Hortonworks—the big-data company spun off from Yahoo—has confirmed that it will make its initial public offering on Friday. The company hopes to raise $100 million from 6,250,000 shares offered at $16 per share under the NASDAQ symbol HDP. Underwriters will have the option of purchasing an additional 937,500 shares.
Hortonworks sells support and services for Hadoop, an open source number crunching platform inspired by work first published by Google in the early 2000s. The software—whose development is overseen by the non-profit Apache Software Foundation—has spawned several different companies — including Cloudera and MapR — and Hortonworks is the first of these to go public.
The Hortonworks IPO is good news for all of these startups, says former Yahoo CTO Raymie Stata, who founded a startup dedicated to offering Hadoop in the cloud called Altiscale. “It’s a confirmation of what most people already think about Hadoop: that it’s becoming a must-have piece of infrastructure,” he says. “And that open source is becoming the preferred form for IT buyers.”
It should be said that Hortonworks stomached a $86.7 million loss on $33.3 million in revenue so far this year, according to an Security Exchange Commission filing made public last month. But the technology it offers is proven. Hadoop has gone from being an obscure tool used by web companies like Yahoo, eBay, and Facebook to powering large scale data analysis in even stodgy old industries like financial services.
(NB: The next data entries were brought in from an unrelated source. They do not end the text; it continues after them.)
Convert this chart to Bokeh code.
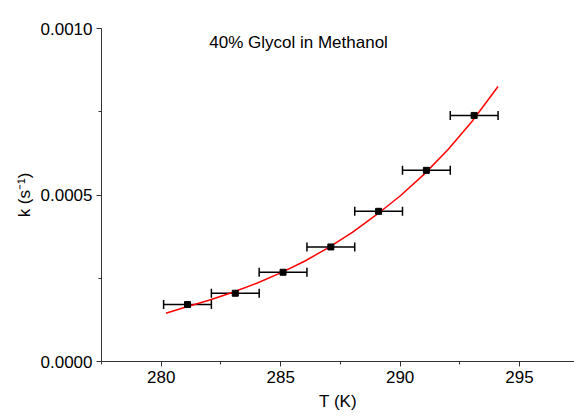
from bokeh.plotting import figure
from bokeh.models import (ColumnDataSource, Whisker, TeeHead, FixedTicker,
                          Range1d, Label, PrintfTickFormatter)
from bokeh.embed import file_html
from bokeh.resources import INLINE

# data
T = [281.1, 283.1, 285.1, 287.1, 289.1, 291.1, 293.1]
k = [0.000171, 0.000205, 0.000268, 0.000344, 0.000451, 0.000574, 0.000739]
T_err = [1.0, 1.0, 1.0, 1.0, 1.0, 1.0, 1.0]

fit_T = [280.2, 281, 282, 283, 284, 285, 286, 287, 288, 289, 290, 291, 292, 293, 294.1]
fit_k = [0.000145, 0.000163, 0.000184, 0.000208, 0.000235, 0.000266, 0.000301, 0.000342,
         0.000388, 0.000440, 0.000497, 0.000562, 0.000636, 0.000720, 0.000826]

x_ticks = [280, 285, 290, 295]
x_minor = [277.5, 282.5, 287.5, 292.5, 297.5]
y_ticks = [0.0, 0.0005, 0.0010]
y_minor = [0.00025, 0.00075]
title_text = "40% Glycol in Methanol"

FONT = "Liberation Sans"

p = figure(width=574, height=419, output_backend="svg", toolbar_location=None,
           x_range=Range1d(277.5, 297.3), y_range=Range1d(0.0, 0.0010),
           min_border_left=101, min_border_right=0, min_border_top=28,
           min_border_bottom=58)
p.outline_line_color = None
p.xgrid.visible = False
p.ygrid.visible = False
p.background_fill_color = "white"
p.border_fill_color = "white"

src = ColumnDataSource(dict(T=T, k=k,
                            lo=[t - e for t, e in zip(T, T_err)],
                            hi=[t + e for t, e in zip(T, T_err)]))

p.line(fit_T, fit_k, line_color="red", line_width=1.5)

w = Whisker(source=src, base="k", lower="lo", upper="hi", dimension="width",
            line_color="black", line_width=1.5,
            upper_head=TeeHead(size=9, line_color="black", line_width=1.5),
            lower_head=TeeHead(size=9, line_color="black", line_width=1.5))
p.add_layout(w)
p.scatter("T", "k", source=src, marker="square", size=6, color="black")

for ax in (p.xaxis[0], p.yaxis[0]):
    ax.axis_line_color = "#333333"
    ax.axis_line_width = 1
    ax.major_tick_line_color = "#333333"
    ax.minor_tick_line_color = "#333333"
    ax.major_tick_out = 5
    ax.major_tick_in = 0
    ax.minor_tick_out = 3
    ax.minor_tick_in = 0
    ax.major_label_text_font = FONT
    ax.major_label_text_font_size = "17px"
    ax.major_label_text_color = "black"
    ax.axis_label_text_font = FONT
    ax.axis_label_text_font_size = "17px"
    ax.axis_label_text_font_style = "normal"
    ax.axis_label_text_color = "black"

p.xaxis[0].ticker = FixedTicker(ticks=x_ticks, minor_ticks=x_minor)
p.yaxis[0].ticker = FixedTicker(ticks=y_ticks, minor_ticks=y_minor)
p.yaxis[0].formatter = PrintfTickFormatter(format="%.4f")
p.xaxis[0].axis_label = "T (K)"
p.yaxis[0].axis_label = "k (s\u207b\u00b9)"
p.xaxis[0].major_label_standoff = 4
p.xaxis[0].axis_label_standoff = 6
p.yaxis[0].major_label_standoff = 4
p.yaxis[0].axis_label_standoff = 4

p.add_layout(Label(x=285.75, y=0.000958, text=title_text, text_font=FONT,
                   text_font_size="17px", text_align="center",
                   text_baseline="middle", text_color="black"))

open("out.html", "w").write(file_html(p, INLINE))
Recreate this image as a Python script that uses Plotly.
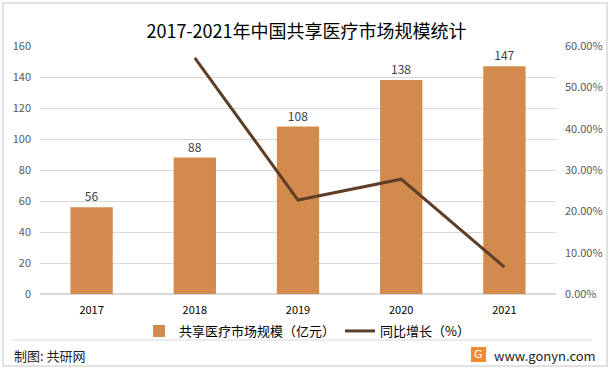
import plotly.graph_objects as go

years = ["2017", "2018", "2019", "2020", "2021"]
market_size = [56, 88, 108, 138, 147]
growth_pct = [None, 57.14, 22.73, 27.78, 6.52]

bar_color = "#D38B4D"
line_color = "#5E3E26"
font_family = "Microsoft YaHei, Noto Sans CJK SC, sans-serif"

PL, PR, PT, PB = 40, 556, 46, 294
PW, PH = PR - PL, PB - PT


def px(x):
    return (x - PL) / PW


def py(y):
    return (PB - y) / PH


fig = go.Figure()
fig.add_trace(go.Bar(
    x=years, y=market_size, name="共享医疗市场规模（亿元）",
    marker=dict(color=bar_color, line=dict(width=0)),
    text=[str(v) for v in market_size], textposition="outside",
    textfont=dict(size=12, color="#404040"), cliponaxis=False,
))
fig.add_trace(go.Scatter(
    x=years, y=growth_pct, name="同比增长（%）", yaxis="y2",
    mode="lines", line=dict(color=line_color, width=3),
))

fig.update_layout(
    width=613, height=372,
    margin=dict(l=PL, r=613 - PR, t=PT, b=372 - PB, autoexpand=False),
    paper_bgcolor="white", plot_bgcolor="white",
    font=dict(family=font_family, color="#595959", size=11),
    title=dict(text="2017-2021年中国共享医疗市场规模统计", x=0.5, xanchor="center",
               y=1 - 32 / 372, yanchor="middle",
               font=dict(size=18, color="#000000", family=font_family)),
    bargap=0.59,
    showlegend=True,
    legend=dict(orientation="h", x=px(139), xanchor="left", y=py(331), yanchor="middle",
                font=dict(size=13, color="#000000"), traceorder="normal",
                bgcolor="rgba(0,0,0,0)"),
    xaxis=dict(showline=False, ticks="", tickfont=dict(size=11, color="#000000"),
               showgrid=False, automargin=False, ticklabelstandoff=8),
    yaxis=dict(range=[0, 160], dtick=20, showgrid=True, gridcolor="#D9D9D9", gridwidth=1,
               zeroline=True, zerolinecolor="#D9D9D9", tickfont=dict(size=11, color="#595959"),
               ticklabelstandoff=8, automargin=False),
    yaxis2=dict(range=[0, 60], dtick=10, overlaying="y", side="right", showgrid=False,
                zeroline=False, ticksuffix=".00%", tickfont=dict(size=11, color="#595959"),
                ticklabelstandoff=8, automargin=False),
    shapes=[
        dict(type="rect", xref="paper", yref="paper", x0=px(3), x1=px(607),
             y0=py(366), y1=py(3), line=dict(color="#D9D9D9", width=1.5),
             fillcolor="rgba(0,0,0,0)", layer="below"),
        dict(type="line", xref="paper", yref="paper", x0=px(12), x1=px(592),
             y0=py(340), y1=py(340), line=dict(color="#D9D9D9", width=1)),
        dict(type="rect", xref="paper", yref="paper", x0=px(471), x1=px(486),
             y0=py(362), y1=py(347), fillcolor="#F08A2C",
             line=dict(width=0)),
    ],
    annotations=[
        dict(text="制图: 共研网", xref="paper", yref="paper", x=px(12), xanchor="left",
             y=py(355), yanchor="middle", showarrow=False,
             font=dict(size=13, color="#222222")),
        dict(text="G", xref="paper", yref="paper", x=px(478.5), xanchor="center",
             y=py(354.5), yanchor="middle", showarrow=False,
             font=dict(size=11, color="white", family="DejaVu Sans")),
        dict(text="www.gonyn.com", xref="paper", yref="paper", x=px(492), xanchor="left",
             y=py(355), yanchor="middle", showarrow=False,
             font=dict(size=13, color="#222222")),
    ],
)

fig.write_html("out.html", config={"displayModeBar": False},
               post_script="document.body.style.margin='0';document.body.style.overflow='hidden';")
Hortonworks co-founder and architect Arun C. Murthy says that Hadoop’s success was about much more than Yahoo or Hortonworks. It was about the whole community of contributors, both inside and outside Yahoo. “You had Facebook come in, LinkedIn wanted to do social graph analysis,” he says. “Hadoop became a great amalgamation of all these use cases. It was improved in all these directions simultaneously by all these different contributors.”
And these collaborations spawned much more than just Hadoop. LinkedIn spun-out Confluent to commercialize its open source tool Kafka. Former Facebook engineer Jonathan Gray started Continuuity to offer a cloud service for storing and processing data inspired by his former employer’s solution. University of California computer scientists Matei Zaharia and Ion Stoica started Databricks, a company based on their next-generation data crunching platform Spark.
“I hope we look back in five years and say this IPO was just the beginning,” Stata says.